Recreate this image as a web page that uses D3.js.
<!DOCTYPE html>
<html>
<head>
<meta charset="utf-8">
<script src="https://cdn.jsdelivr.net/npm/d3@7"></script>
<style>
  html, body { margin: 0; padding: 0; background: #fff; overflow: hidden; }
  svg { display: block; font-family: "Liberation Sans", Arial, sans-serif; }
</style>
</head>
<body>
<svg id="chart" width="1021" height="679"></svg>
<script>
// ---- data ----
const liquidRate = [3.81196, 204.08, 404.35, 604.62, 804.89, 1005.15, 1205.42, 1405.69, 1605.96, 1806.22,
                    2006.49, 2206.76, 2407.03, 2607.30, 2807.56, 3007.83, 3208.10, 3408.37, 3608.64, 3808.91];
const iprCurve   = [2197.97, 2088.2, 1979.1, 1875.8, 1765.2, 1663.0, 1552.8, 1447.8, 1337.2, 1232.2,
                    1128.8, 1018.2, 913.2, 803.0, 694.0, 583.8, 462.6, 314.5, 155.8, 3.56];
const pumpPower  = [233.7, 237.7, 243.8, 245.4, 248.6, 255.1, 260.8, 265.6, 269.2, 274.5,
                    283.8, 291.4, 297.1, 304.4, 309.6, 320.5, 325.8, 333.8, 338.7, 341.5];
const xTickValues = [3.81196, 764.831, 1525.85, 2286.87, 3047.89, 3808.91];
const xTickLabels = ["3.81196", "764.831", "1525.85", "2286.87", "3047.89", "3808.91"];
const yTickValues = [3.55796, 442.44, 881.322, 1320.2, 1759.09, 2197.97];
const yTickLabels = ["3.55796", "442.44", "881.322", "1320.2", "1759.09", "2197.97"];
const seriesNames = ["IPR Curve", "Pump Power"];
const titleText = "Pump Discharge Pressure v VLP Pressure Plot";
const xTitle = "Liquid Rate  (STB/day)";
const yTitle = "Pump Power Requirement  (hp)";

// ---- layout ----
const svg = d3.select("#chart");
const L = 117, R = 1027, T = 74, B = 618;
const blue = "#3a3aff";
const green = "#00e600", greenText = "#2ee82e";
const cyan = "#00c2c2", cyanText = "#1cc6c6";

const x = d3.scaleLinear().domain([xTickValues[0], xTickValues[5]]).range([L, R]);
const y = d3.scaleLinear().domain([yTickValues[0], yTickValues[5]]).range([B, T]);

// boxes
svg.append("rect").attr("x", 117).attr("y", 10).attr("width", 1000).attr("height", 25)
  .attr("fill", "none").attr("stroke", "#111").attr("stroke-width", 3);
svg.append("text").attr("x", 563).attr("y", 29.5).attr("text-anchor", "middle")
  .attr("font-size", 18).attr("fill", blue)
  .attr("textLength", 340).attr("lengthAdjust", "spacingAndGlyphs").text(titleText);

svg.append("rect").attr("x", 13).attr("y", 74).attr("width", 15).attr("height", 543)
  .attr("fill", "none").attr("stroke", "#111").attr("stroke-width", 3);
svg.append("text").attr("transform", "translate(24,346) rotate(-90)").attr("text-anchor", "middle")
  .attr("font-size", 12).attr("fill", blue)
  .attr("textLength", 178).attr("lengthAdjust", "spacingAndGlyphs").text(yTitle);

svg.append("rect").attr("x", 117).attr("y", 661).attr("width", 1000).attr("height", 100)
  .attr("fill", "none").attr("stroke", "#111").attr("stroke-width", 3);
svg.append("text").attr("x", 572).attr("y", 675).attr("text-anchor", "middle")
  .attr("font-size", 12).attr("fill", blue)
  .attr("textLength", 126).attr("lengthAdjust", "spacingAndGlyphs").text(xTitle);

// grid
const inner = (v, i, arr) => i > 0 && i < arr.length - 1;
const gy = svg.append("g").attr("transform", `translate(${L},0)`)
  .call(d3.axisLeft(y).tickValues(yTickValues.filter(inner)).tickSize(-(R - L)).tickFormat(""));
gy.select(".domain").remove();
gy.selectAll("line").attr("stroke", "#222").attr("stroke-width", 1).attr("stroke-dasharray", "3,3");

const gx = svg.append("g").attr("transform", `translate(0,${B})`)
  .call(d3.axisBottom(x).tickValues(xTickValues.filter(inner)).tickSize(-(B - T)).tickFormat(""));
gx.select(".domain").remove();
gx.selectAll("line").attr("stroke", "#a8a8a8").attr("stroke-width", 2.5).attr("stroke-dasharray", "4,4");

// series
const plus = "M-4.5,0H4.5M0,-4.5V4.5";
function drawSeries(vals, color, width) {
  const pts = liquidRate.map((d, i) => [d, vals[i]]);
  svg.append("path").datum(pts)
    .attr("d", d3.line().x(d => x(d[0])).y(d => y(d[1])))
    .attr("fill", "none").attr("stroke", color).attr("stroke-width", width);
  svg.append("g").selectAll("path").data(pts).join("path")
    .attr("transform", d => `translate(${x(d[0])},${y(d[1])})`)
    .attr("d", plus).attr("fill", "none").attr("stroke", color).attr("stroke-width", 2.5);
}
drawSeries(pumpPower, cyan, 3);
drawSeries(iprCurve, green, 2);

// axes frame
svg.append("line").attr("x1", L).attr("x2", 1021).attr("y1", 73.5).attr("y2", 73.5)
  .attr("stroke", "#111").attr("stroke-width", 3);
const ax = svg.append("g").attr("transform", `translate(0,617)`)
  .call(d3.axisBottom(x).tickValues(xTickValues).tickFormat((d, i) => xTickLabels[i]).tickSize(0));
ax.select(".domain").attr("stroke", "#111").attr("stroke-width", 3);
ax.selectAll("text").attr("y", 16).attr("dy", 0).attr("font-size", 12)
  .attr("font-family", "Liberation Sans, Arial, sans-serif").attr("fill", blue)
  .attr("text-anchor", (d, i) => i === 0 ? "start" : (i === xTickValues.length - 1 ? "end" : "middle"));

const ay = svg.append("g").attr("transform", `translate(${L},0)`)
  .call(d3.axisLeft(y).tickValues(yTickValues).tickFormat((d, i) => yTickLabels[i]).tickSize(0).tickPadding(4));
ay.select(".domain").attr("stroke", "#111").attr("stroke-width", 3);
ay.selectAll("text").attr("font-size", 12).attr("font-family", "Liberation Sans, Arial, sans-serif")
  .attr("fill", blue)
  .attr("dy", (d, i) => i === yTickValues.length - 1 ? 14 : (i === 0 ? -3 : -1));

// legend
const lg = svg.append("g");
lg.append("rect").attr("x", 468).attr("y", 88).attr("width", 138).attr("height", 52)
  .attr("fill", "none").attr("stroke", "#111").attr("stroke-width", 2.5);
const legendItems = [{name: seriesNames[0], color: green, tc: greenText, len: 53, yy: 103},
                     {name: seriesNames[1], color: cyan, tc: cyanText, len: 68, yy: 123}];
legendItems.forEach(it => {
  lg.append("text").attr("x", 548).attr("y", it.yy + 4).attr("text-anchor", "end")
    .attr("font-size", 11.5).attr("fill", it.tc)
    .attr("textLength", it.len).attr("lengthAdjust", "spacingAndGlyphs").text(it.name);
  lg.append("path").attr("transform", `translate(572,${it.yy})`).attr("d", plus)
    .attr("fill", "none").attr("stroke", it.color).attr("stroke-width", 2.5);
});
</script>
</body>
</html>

---

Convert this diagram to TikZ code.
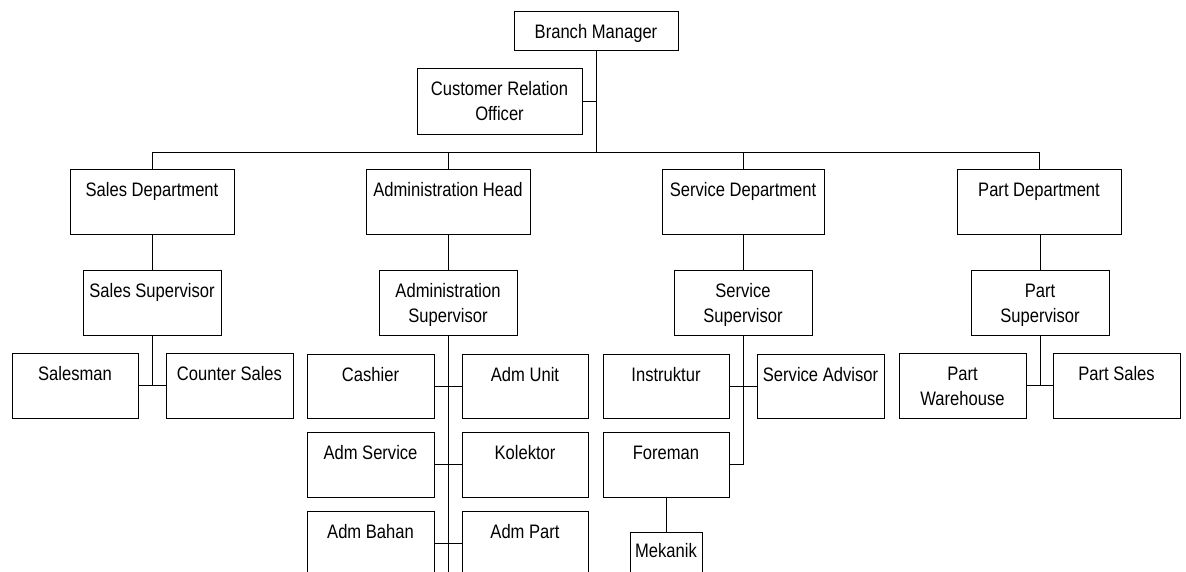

--

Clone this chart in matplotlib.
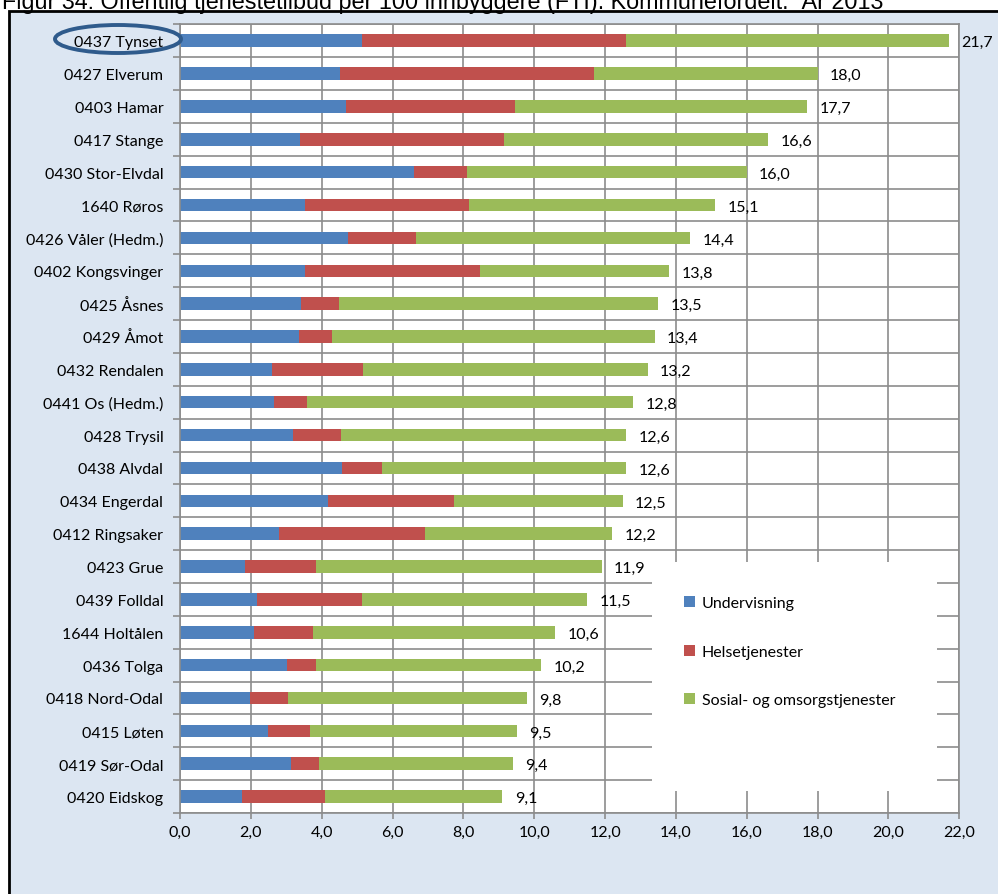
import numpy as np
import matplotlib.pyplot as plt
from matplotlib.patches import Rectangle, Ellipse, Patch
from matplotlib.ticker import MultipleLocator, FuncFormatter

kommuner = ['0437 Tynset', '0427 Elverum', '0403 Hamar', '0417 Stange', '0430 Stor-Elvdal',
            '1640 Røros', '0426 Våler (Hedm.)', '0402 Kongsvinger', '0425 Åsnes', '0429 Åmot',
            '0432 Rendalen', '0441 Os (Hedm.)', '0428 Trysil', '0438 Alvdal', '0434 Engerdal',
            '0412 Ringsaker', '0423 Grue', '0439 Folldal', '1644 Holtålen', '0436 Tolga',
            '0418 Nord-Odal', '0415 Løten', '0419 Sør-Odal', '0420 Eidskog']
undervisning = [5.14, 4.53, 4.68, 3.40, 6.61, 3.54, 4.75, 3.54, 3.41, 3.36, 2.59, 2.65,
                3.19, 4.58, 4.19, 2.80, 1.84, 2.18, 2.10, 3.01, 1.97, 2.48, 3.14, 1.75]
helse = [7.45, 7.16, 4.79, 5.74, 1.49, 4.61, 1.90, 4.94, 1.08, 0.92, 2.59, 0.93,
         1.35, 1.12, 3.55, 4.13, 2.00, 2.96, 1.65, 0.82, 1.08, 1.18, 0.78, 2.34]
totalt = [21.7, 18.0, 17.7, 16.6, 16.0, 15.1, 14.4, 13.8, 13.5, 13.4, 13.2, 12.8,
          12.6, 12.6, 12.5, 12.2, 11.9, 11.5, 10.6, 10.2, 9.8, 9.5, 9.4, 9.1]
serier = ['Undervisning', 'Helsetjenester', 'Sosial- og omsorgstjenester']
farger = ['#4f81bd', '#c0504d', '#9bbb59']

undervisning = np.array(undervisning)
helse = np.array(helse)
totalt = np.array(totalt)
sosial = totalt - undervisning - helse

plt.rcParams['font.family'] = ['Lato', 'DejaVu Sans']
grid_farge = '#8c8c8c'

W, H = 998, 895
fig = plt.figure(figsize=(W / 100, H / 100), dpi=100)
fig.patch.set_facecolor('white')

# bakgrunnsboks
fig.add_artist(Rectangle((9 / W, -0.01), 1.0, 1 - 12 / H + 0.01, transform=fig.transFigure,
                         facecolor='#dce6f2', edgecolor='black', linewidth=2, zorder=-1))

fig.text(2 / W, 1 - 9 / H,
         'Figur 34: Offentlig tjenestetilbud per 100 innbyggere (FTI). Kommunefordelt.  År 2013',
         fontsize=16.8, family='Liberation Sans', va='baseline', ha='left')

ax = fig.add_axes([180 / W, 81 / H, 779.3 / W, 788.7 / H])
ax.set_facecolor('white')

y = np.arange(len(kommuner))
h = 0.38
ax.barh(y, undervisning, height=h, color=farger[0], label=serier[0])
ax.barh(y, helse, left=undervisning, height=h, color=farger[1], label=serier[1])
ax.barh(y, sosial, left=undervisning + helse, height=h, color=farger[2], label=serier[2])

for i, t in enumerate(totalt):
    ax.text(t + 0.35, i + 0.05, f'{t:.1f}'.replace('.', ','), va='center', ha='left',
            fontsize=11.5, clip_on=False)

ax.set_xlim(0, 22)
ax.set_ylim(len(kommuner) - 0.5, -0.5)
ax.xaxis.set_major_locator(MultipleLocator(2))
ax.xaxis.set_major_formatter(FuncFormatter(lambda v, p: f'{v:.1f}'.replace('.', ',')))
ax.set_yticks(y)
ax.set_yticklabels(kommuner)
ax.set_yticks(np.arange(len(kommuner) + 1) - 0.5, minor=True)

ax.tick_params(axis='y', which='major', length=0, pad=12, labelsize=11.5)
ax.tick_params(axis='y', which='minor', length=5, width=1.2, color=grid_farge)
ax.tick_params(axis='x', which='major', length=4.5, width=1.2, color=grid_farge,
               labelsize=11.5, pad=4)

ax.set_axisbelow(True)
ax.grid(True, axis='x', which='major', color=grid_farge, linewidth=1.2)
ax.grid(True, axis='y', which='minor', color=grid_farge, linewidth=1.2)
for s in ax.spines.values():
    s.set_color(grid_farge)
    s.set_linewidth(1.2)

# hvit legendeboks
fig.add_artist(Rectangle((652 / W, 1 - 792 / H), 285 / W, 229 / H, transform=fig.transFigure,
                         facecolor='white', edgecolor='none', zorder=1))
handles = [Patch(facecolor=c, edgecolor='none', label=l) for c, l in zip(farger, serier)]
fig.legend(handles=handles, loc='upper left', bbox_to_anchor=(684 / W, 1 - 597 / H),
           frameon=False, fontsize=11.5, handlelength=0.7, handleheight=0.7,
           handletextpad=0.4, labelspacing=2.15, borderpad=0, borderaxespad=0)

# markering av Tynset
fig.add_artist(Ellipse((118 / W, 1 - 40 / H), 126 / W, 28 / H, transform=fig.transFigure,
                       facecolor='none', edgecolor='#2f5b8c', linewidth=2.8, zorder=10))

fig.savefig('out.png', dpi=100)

> **PROBLEM**
All lines above from the one containing "Clone this chart in matplotlib." through the one containing "from matplotlib.ticker import" are to be quoted exactly, and only those; pictures are left out.

> **ANSWER BELOW**
Clone this chart in matplotlib.
import numpy as np
import matplotlib.pyplot as plt
from matplotlib.patches import Rectangle, Ellipse, Patch
from matplotlib.ticker import MultipleLocator, FuncFormatter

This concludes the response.